The request =
Write the data out again exactly, with no pictures.
··· Supplied data
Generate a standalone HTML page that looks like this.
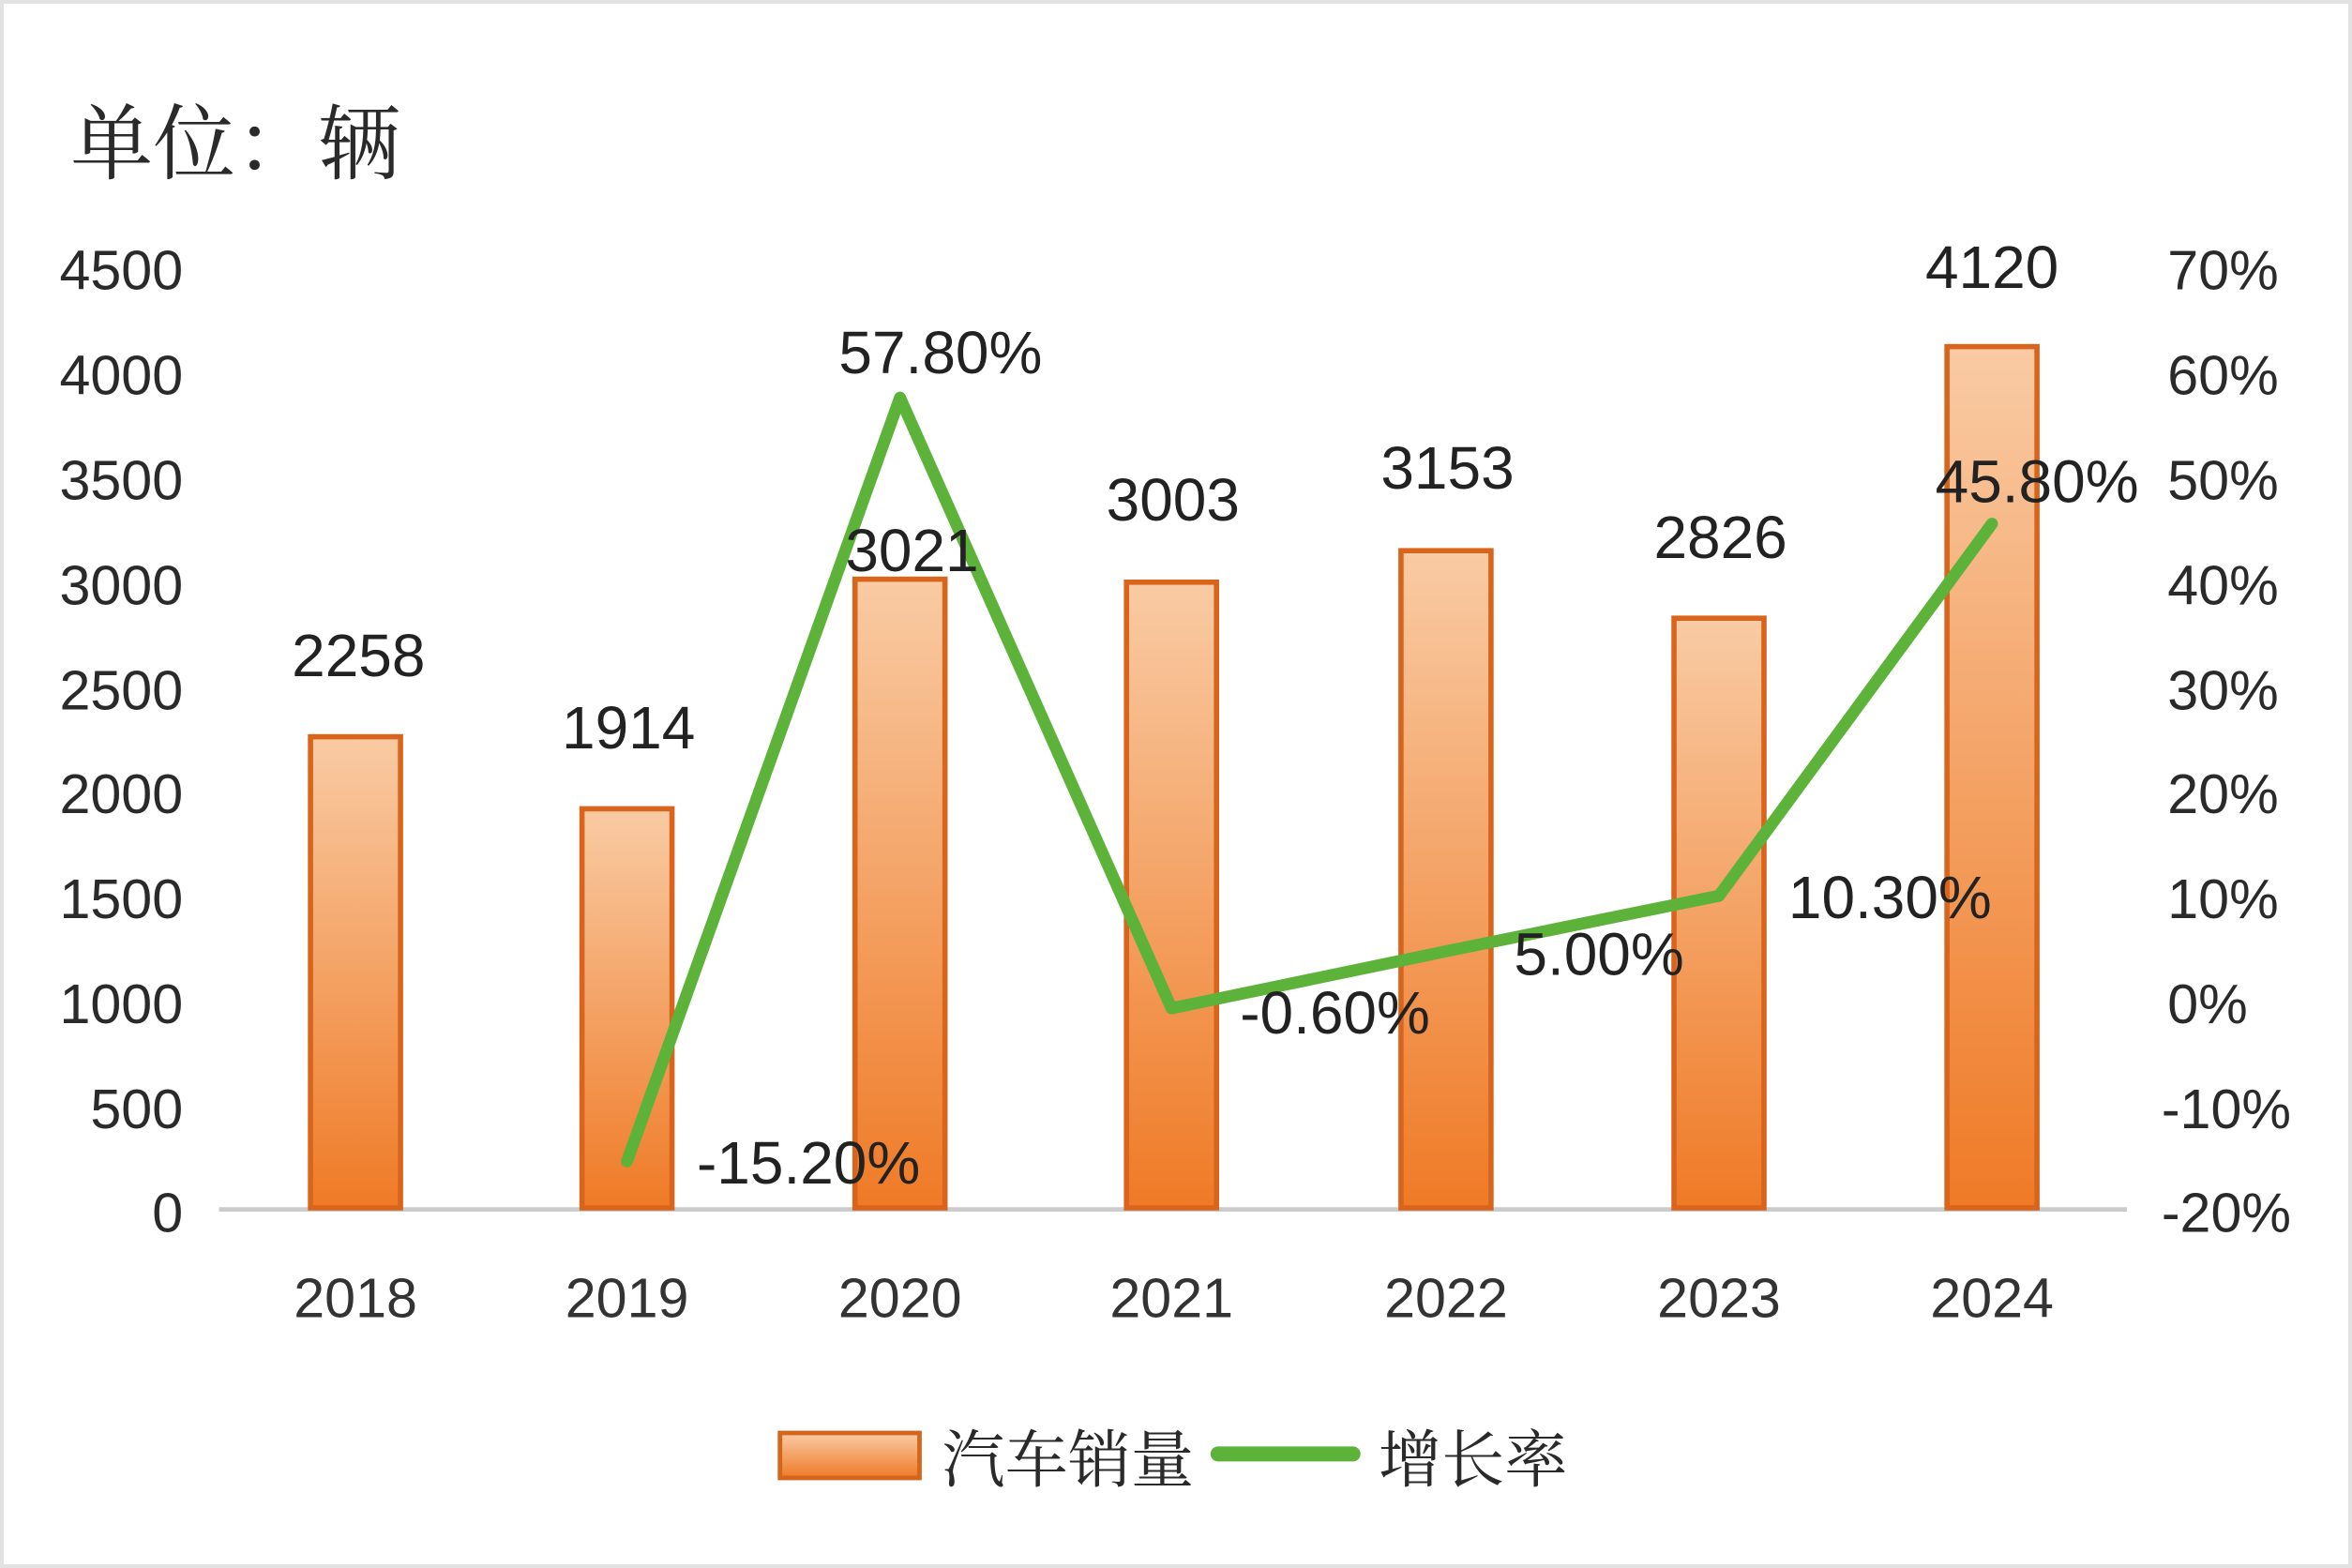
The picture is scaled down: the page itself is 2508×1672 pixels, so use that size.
<!DOCTYPE html>
<html><head><meta charset="utf-8"><style>html,body{margin:0;padding:0;background:#fff}svg{display:block}</style></head>
<body>
<svg width="2508" height="1672" viewBox="0 0 1568 1045" preserveAspectRatio="none" xmlns="http://www.w3.org/2000/svg">
<defs>
<linearGradient id="g" x1="0" y1="0" x2="0" y2="1"><stop offset="0" stop-color="#f9cba4"/><stop offset="1" stop-color="#ef7a26"/></linearGradient>
</defs>
<rect x="0" y="0" width="1568" height="1045" fill="#fff" stroke="#e2e2e2" stroke-width="5"/>
<g font-family="'Noto Serif CJK SC', serif" fill="#2a2a2a">
<text x="47" y="115" font-size="55">单位：辆</text>
</g>
<g font-family="'Liberation Sans','DejaVu Sans',sans-serif" font-size="37" fill="#2a2a2a" dominant-baseline="central">
<g text-anchor="end">
<text x="122" y="180">4500</text><text x="122" y="250">4000</text><text x="122" y="320">3500</text><text x="122" y="390">3000</text><text x="122" y="460">2500</text><text x="122" y="529">2000</text><text x="122" y="599">1500</text><text x="122" y="669">1000</text><text x="122" y="739">500</text><text x="122" y="808">0</text>
</g>
<g text-anchor="start">
<text x="1445" y="180">70%</text><text x="1445" y="250">60%</text><text x="1445" y="320">50%</text><text x="1445" y="390">40%</text><text x="1445" y="460">30%</text><text x="1445" y="529">20%</text><text x="1445" y="599">10%</text><text x="1445" y="669">0%</text><text x="1441" y="739">-10%</text><text x="1441" y="808">-20%</text>
</g>
</g>
<line x1="146" y1="806" x2="1418" y2="806" stroke="#cbcbcb" stroke-width="3"/>
<g fill="url(#g)" stroke="#d9651c" stroke-width="3.5">
<rect x="207" y="491" width="60" height="314"/>
<rect x="388" y="539" width="60" height="266"/>
<rect x="570" y="386" width="60" height="419"/>
<rect x="751" y="388" width="60" height="417"/>
<rect x="934" y="367" width="60" height="438"/>
<rect x="1116" y="412" width="60" height="393"/>
<rect x="1298" y="231" width="60" height="574"/>
</g>
<polyline points="418,774 600,265 781,672 964,634 1146,597 1328,349" fill="none" stroke="#5db33a" stroke-width="8" stroke-linejoin="round" stroke-linecap="round"/>
<g font-family="'Liberation Sans','DejaVu Sans',sans-serif" font-size="40" fill="#222" text-anchor="middle" dominant-baseline="central">
<text x="239" y="437">2258</text><text x="419" y="485">1914</text><text x="608" y="367">3021</text><text x="782" y="333">3003</text><text x="965" y="312">3153</text><text x="1147" y="358">2826</text><text x="1328" y="178">4120</text>
<text x="627" y="235">57.80%</text><text x="539" y="775">-15.20%</text><text x="890" y="675">-0.60%</text><text x="1066" y="636">5.00%</text><text x="1260" y="598">10.30%</text><text x="1358" y="321">45.80%</text>
</g>
<g font-family="'Liberation Sans','DejaVu Sans',sans-serif" font-size="37" fill="#333" text-anchor="middle" dominant-baseline="central">
<text x="237" y="865">2018</text><text x="418" y="865">2019</text><text x="600" y="865">2020</text><text x="781" y="865">2021</text><text x="964" y="865">2022</text><text x="1146" y="865">2023</text><text x="1328" y="865">2024</text>
</g>
<rect x="520" y="955" width="93" height="30" fill="url(#g)" stroke="#d4661c" stroke-width="3"/>
<line x1="812" y1="969" x2="902" y2="969" stroke="#5db33a" stroke-width="10" stroke-linecap="round"/>
<g font-family="'Noto Serif CJK SC', serif" font-size="42" fill="#2a2a2a" dominant-baseline="central">
<text x="628" y="970">汽车销量</text><text x="919" y="970">增长率</text>
</g>
</svg>
</body></html>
······
Output =
Generate a standalone HTML page that looks like this.
The picture is scaled down: the page itself is 2508×1672 pixels, so use that size.
<!DOCTYPE html>
<html><head><meta charset="utf-8"><style>html,body{margin:0;padding:0;background:#fff}svg{display:block}</style></head>
<body>
<svg width="2508" height="1672" viewBox="0 0 1568 1045" preserveAspectRatio="none" xmlns="http://www.w3.org/2000/svg">
<defs>
<linearGradient id="g" x1="0" y1="0" x2="0" y2="1"><stop offset="0" stop-color="#f9cba4"/><stop offset="1" stop-color="#ef7a26"/></linearGradient>
</defs>
<rect x="0" y="0" width="1568" height="1045" fill="#fff" stroke="#e2e2e2" stroke-width="5"/>
<g font-family="'Noto Serif CJK SC', serif" fill="#2a2a2a">
<text x="47" y="115" font-size="55">单位：辆</text>
</g>
<g font-family="'Liberation Sans','DejaVu Sans',sans-serif" font-size="37" fill="#2a2a2a" dominant-baseline="central">
<g text-anchor="end">
<text x="122" y="180">4500</text><text x="122" y="250">4000</text><text x="122" y="320">3500</text><text x="122" y="390">3000</text><text x="122" y="460">2500</text><text x="122" y="529">2000</text><text x="122" y="599">1500</text><text x="122" y="669">1000</text><text x="122" y="739">500</text><text x="122" y="808">0</text>
</g>
<g text-anchor="start">
<text x="1445" y="180">70%</text><text x="1445" y="250">60%</text><text x="1445" y="320">50%</text><text x="1445" y="390">40%</text><text x="1445" y="460">30%</text><text x="1445" y="529">20%</text><text x="1445" y="599">10%</text><text x="1445" y="669">0%</text><text x="1441" y="739">-10%</text><text x="1441" y="808">-20%</text>
</g>
</g>
<line x1="146" y1="806" x2="1418" y2="806" stroke="#cbcbcb" stroke-width="3"/>
<g fill="url(#g)" stroke="#d9651c" stroke-width="3.5">
<rect x="207" y="491" width="60" height="314"/>
<rect x="388" y="539" width="60" height="266"/>
<rect x="570" y="386" width="60" height="419"/>
<rect x="751" y="388" width="60" height="417"/>
<rect x="934" y="367" width="60" height="438"/>
<rect x="1116" y="412" width="60" height="393"/>
<rect x="1298" y="231" width="60" height="574"/>
</g>
<polyline points="418,774 600,265 781,672 964,634 1146,597 1328,349" fill="none" stroke="#5db33a" stroke-width="8" stroke-linejoin="round" stroke-linecap="round"/>
<g font-family="'Liberation Sans','DejaVu Sans',sans-serif" font-size="40" fill="#222" text-anchor="middle" dominant-baseline="central">
<text x="239" y="437">2258</text><text x="419" y="485">1914</text><text x="608" y="367">3021</text><text x="782" y="333">3003</text><text x="965" y="312">3153</text><text x="1147" y="358">2826</text><text x="1328" y="178">4120</text>
<text x="627" y="235">57.80%</text><text x="539" y="775">-15.20%</text><text x="890" y="675">-0.60%</text><text x="1066" y="636">5.00%</text><text x="1260" y="598">10.30%</text><text x="1358" y="321">45.80%</text>
</g>
<g font-family="'Liberation Sans','DejaVu Sans',sans-serif" font-size="37" fill="#333" text-anchor="middle" dominant-baseline="central">
<text x="237" y="865">2018</text><text x="418" y="865">2019</text><text x="600" y="865">2020</text><text x="781" y="865">2021</text><text x="964" y="865">2022</text><text x="1146" y="865">2023</text><text x="1328" y="865">2024</text>
</g>
<rect x="520" y="955" width="93" height="30" fill="url(#g)" stroke="#d4661c" stroke-width="3"/>
<line x1="812" y1="969" x2="902" y2="969" stroke="#5db33a" stroke-width="10" stroke-linecap="round"/>
<g font-family="'Noto Serif CJK SC', serif" font-size="42" fill="#2a2a2a" dominant-baseline="central">
<text x="628" y="970">汽车销量</text><text x="919" y="970">增长率</text>
</g>
</svg>
</body></html>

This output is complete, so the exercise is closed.